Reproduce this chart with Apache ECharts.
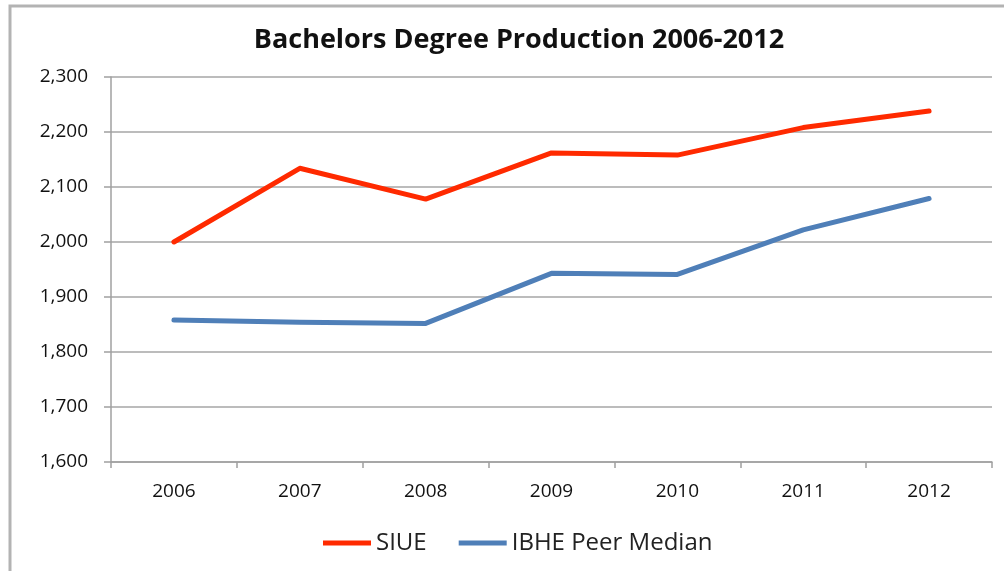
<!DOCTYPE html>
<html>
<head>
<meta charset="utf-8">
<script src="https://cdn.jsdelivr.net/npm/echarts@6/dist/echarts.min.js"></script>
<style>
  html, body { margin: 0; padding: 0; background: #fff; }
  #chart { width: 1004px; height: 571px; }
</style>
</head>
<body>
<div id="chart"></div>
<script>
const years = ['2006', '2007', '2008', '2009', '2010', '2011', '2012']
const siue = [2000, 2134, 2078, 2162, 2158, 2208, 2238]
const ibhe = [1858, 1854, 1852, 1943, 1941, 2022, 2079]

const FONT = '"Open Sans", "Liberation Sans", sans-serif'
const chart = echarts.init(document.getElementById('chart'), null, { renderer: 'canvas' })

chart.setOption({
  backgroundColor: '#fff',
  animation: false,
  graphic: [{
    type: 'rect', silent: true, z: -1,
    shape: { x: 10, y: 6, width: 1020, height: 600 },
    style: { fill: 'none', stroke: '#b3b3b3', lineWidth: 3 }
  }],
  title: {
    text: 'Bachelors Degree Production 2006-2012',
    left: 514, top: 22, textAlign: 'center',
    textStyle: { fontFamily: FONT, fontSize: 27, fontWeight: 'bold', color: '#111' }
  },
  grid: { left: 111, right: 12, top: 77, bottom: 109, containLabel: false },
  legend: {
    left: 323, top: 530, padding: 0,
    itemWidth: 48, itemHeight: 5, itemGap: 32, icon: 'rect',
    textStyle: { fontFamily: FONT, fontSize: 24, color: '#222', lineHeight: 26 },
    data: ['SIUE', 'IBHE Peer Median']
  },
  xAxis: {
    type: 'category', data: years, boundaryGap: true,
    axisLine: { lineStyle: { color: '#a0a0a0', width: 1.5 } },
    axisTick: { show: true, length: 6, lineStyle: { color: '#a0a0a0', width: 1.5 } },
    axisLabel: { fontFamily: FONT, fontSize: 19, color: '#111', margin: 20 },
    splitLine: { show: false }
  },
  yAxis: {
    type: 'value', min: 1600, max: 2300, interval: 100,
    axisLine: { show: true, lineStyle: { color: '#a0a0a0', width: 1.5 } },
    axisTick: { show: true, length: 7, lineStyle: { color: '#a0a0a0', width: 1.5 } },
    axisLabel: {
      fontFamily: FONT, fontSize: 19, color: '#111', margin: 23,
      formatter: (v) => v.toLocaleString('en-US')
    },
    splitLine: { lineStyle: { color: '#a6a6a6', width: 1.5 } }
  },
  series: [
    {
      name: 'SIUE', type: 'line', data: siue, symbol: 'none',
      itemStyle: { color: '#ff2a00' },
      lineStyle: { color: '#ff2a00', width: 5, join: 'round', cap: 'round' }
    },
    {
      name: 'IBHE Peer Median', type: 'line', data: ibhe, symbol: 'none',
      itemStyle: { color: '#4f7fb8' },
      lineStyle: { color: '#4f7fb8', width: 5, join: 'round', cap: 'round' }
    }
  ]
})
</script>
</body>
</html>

> [GIVEN REQUEST]:
Without any pictures, reproduce the lines from the first one in the material through the line that has "const ibhe = [1858, 1854, 1852, 1943, 1941, 2022, 2079]", exactly as they appear.

> [REPLY TO THE TASK]:
Reproduce this chart with Apache ECharts.
<!DOCTYPE html>
<html>
<head>
<meta charset="utf-8">
<script src="https://cdn.jsdelivr.net/npm/echarts@6/dist/echarts.min.js"></script>
<style>
  html, body { margin: 0; padding: 0; background: #fff; }
  #chart { width: 1004px; height: 571px; }
</style>
</head>
<body>
<div id="chart"></div>
<script>
const years = ['2006', '2007', '2008', '2009', '2010', '2011', '2012']
const siue = [2000, 2134, 2078, 2162, 2158, 2208, 2238]
const ibhe = [1858, 1854, 1852, 1943, 1941, 2022, 2079]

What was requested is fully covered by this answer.